L 11 R 5055/15 B

Land
Baden-Württemberg
Sozialgericht
LSG Baden-Württemberg
Sachgebiet
Rentenversicherung
Abteilung
11
1. Instanz
SG Stuttgart (BWB)
Aktenzeichen
S 9 R 6212/12
Datum
2. Instanz
LSG Baden-Württemberg
Aktenzeichen
L 11 R 5055/15 B
Datum
3. Instanz
Bundessozialgericht
Aktenzeichen
-
Datum
-
Kategorie
Beschluss
Leitsätze
1. Wertabhängige Gerichtsgebühren im sozialgerichtlichen Klageverfahren entstehen und sind fällig mit Einreichung der Klageschrift. Sie sind daher allein nach dem sich für diesen Zeitpunkt ergebenden Streitwert zu bemessen. Eine nur teilweise
Klagerücknahme oder teilweise Erledigung des Verfahrens wirkt
sich insoweit auf die Höhe der wertabhängigen Gerichtsgebühren
nicht aus.
2. Soweit darüber hinaus die gerichtliche Streitwertfestsetzung nach
§§ 23 Abs 1 Satz 1, 32 Abs 1 Rechtsanwaltsvergütungsgesetz
(RVG) auch für die Bemessung der wertabhängigen Rechtsanwaltsgebühren bindend ist und eine abweichende Gegenstandswertfestsetzung mangels Vorliegens der Voraussetzungen des § 33 RVG nicht in Betracht kommt, kann
hingegen ein berechtigtes Interesse bestehen, den Streitwert nach
Verfahrensabschnitten gestaffelt festzusetzen (vgl OVG Lüneburg,
15.05.2013, 8 OA 74/13 , juris; OVG Nordrhein-Westfalen, 13.06.2012,
12 E 486/12, juris; Bayerisches LSG, 14.9.2011, L 2 U 298/11 B, juris;
LSG Nordrhein-Westfalen, 20.05.2008, L 16 B 87/07 KR, juris; LSG
Rheinland-Pfalz, 13.03.2007, L 5 B 373/06 KNK, juris; vgl Hartmann,
aaO, § 52 GKG RdNr 16 mwN). Denn die wertabhängigen Rechtsanwaltsgebühren entstehen im sozialgerichtlichen Klageverfahren nicht schon mit der Klageeinreichung in vollem Umfang. Vielmehr können neben der allgemeinen Verfahrensgebühr
weitere Gebühren in Abhängigkeit von weiteren Verfahrenshandlungen
und -abschnitten zu späteren Zeitpunkten entstehen und fällig werden.
Auf die Beschwerde der Beklagten wird der Beschluss des Sozialgerichts Stuttgart vom 04.11.2015 abgeändert.

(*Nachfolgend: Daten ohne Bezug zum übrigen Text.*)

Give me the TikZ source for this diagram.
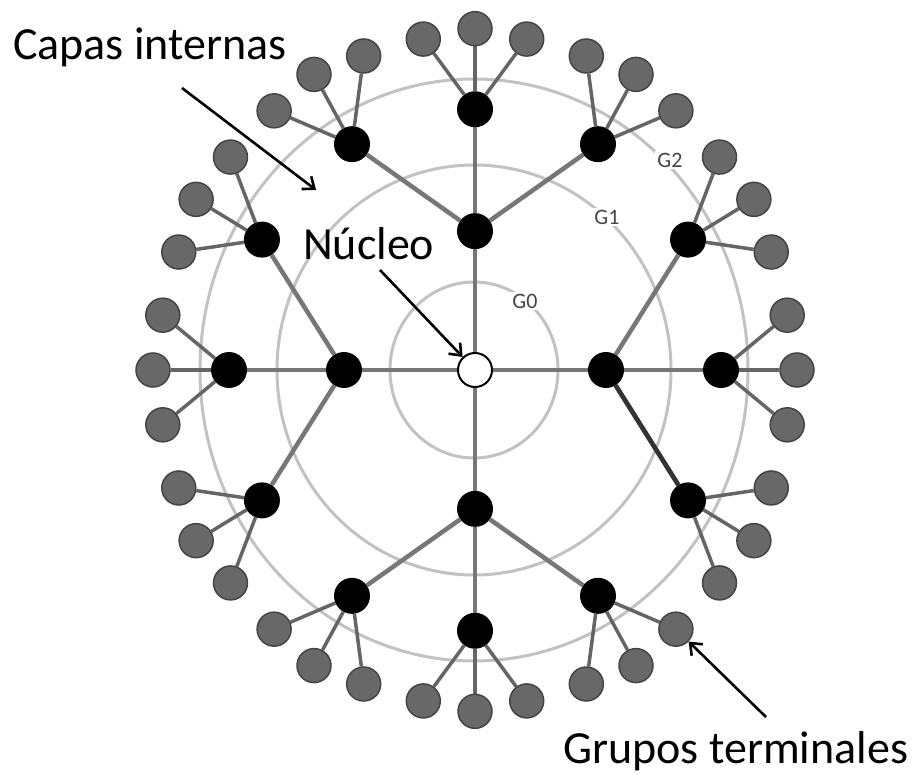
\documentclass[tikz,border=0pt]{standalone}
\usepackage{fontspec}
\setmainfont{Carlito}
\usetikzlibrary{arrows.meta}
\pgfdeclarelayer{background}
\pgfsetlayers{background,main}
\definecolor{termgray}{HTML}{686868}
\definecolor{termedge}{HTML}{444444}
\definecolor{bondgray}{HTML}{777777}
\definecolor{ringgray}{HTML}{C2C2C2}
\definecolor{labelgray}{HTML}{454545}
\begin{document}
\begin{tikzpicture}[x=1pt,y=-1pt,
  inner/.style={circle,fill=black,minimum size=36pt,inner sep=0pt},
  term/.style={circle,fill=termgray,draw=termedge,line width=1.5pt,minimum size=34pt,inner sep=0pt},
  core/.style={circle,fill=white,draw=black,line width=2pt,minimum size=34pt,inner sep=0pt},
  bond/.style={draw=bondgray,line width=4.5pt},
  tbond/.style={draw=bondgray!85!black,line width=3.5pt},
  ring/.style={draw=ringgray,line width=3pt},
  callout/.style={draw=black,line width=2.6pt,-{Straight Barb[length=10pt,width=16pt,line width=2.6pt]}},
  caption/.style={font=\fontsize{46}{54}\selectfont,anchor=base west,inner sep=0pt},
  genlabel/.style={font=\fontsize{22}{24}\selectfont,text=labelgray,fill=white,inner sep=2pt}
]
\useasboundingbox (0,0) rectangle (915,775);

% core
\node[core] (core) at (475,370) {};

% generations: 4 branches, each with 3 sub-branches, each with 3 end groups
\foreach \i in {0,1,2,3}{
  \pgfmathsetmacro\a{90*\i}
  \node[inner] (g1-\i) at ({475+131*cos(\a)},{370-1.06*131*sin(\a)}) {};
  \foreach \j/\dj in {0/-30,1/0,2/30}{
    \pgfmathsetmacro\b{\a+\dj}
    \pgfmathsetmacro\gx{475+246*cos(\b)}
    \pgfmathsetmacro\gy{370-1.06*246*sin(\b)}
    \node[inner] (g2-\i-\j) at (\gx,\gy) {};
    \foreach \k/\dk/\d in {0/-38/84,1/0/76,2/38/84}{
      \pgfmathsetmacro\c{\b+\dk}
      \node[term] (t-\i-\j-\k) at ({\gx+\d*cos(\c)},{\gy-1.06*\d*sin(\c)}) {};
    }
  }
}

% layer rings and bonds behind the spheres
\begin{pgfonlayer}{background}
  \draw[ring] (474,370) ellipse [x radius=84, y radius=88];
  \draw[ring] (474,370) ellipse [x radius=197, y radius=205];
  \draw[ring] (474,370) ellipse [x radius=274, y radius=291];
  \foreach \i in {0,1,2,3}{
    \draw[bond] (core) -- (g1-\i);
    \foreach \j in {0,1,2}{
      \draw[bond] (g1-\i) -- (g2-\i-\j);
      \foreach \k in {0,1,2}
        \draw[tbond] (g2-\i-\j) -- (t-\i-\j-\k);
    }
  }
  \draw[bond,draw=black!80] (g1-0) -- (g2-0-0);
\end{pgfonlayer}

% generation labels
\node[genlabel] (lg0) at (525,301) {G0};
\node[genlabel] (lg1) at (607,217) {G1};
\node[genlabel] (lg2) at (670,160) {G2};

% captions and callouts
\node[caption] (capas) at (13,60) {Capas internas};
\node[caption] (nucleo) at (303,260) {Núcleo};
\node[caption] (grupos) at (563,763) {Grupos terminales};

\coordinate (capasfrom) at (182,88);
\coordinate (capasto) at (316,190);
\coordinate (nucfrom) at (380,270);
\coordinate (gruposfrom) at (766,717);
\draw[callout] (capasfrom) -- (capasto);
\draw[callout] (nucfrom) -- (core);
\draw[callout] (gruposfrom) -- (t-3-2-2);
\end{tikzpicture}
\end{document}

Der Streitwert für das Klageverfahren S 9 R 6212/12 wird für die Zeit bis 15.12.2012 auf 26.679,76 EUR und für die Zeit ab 16.12.2012 auf 3.944,88 EUR festgesetzt.

Gründe:

Der Senat entscheidet über die Streitwertbeschwerde der Beklagten gemäß § 68 Abs 1 Satz 5 iVm § 66 Abs 6 Satz 1 Halbsatz 2 Gerichtskostengesetz (GKG) durch die Berichterstatterin allein, da die angegriffene Streitwertfestsetzung durch die Kammervorsitzende des Sozialgerichts Stuttgart (SG) als Einzelrichterentscheidung iS des § 66 Abs 6 Satz 1 Halbsatz 1 GKG anzusehen ist (vgl Senatsbeschluss vom 07.02.2011, L 11 R 5686/10 B, Justiz 2011, 169 mwN).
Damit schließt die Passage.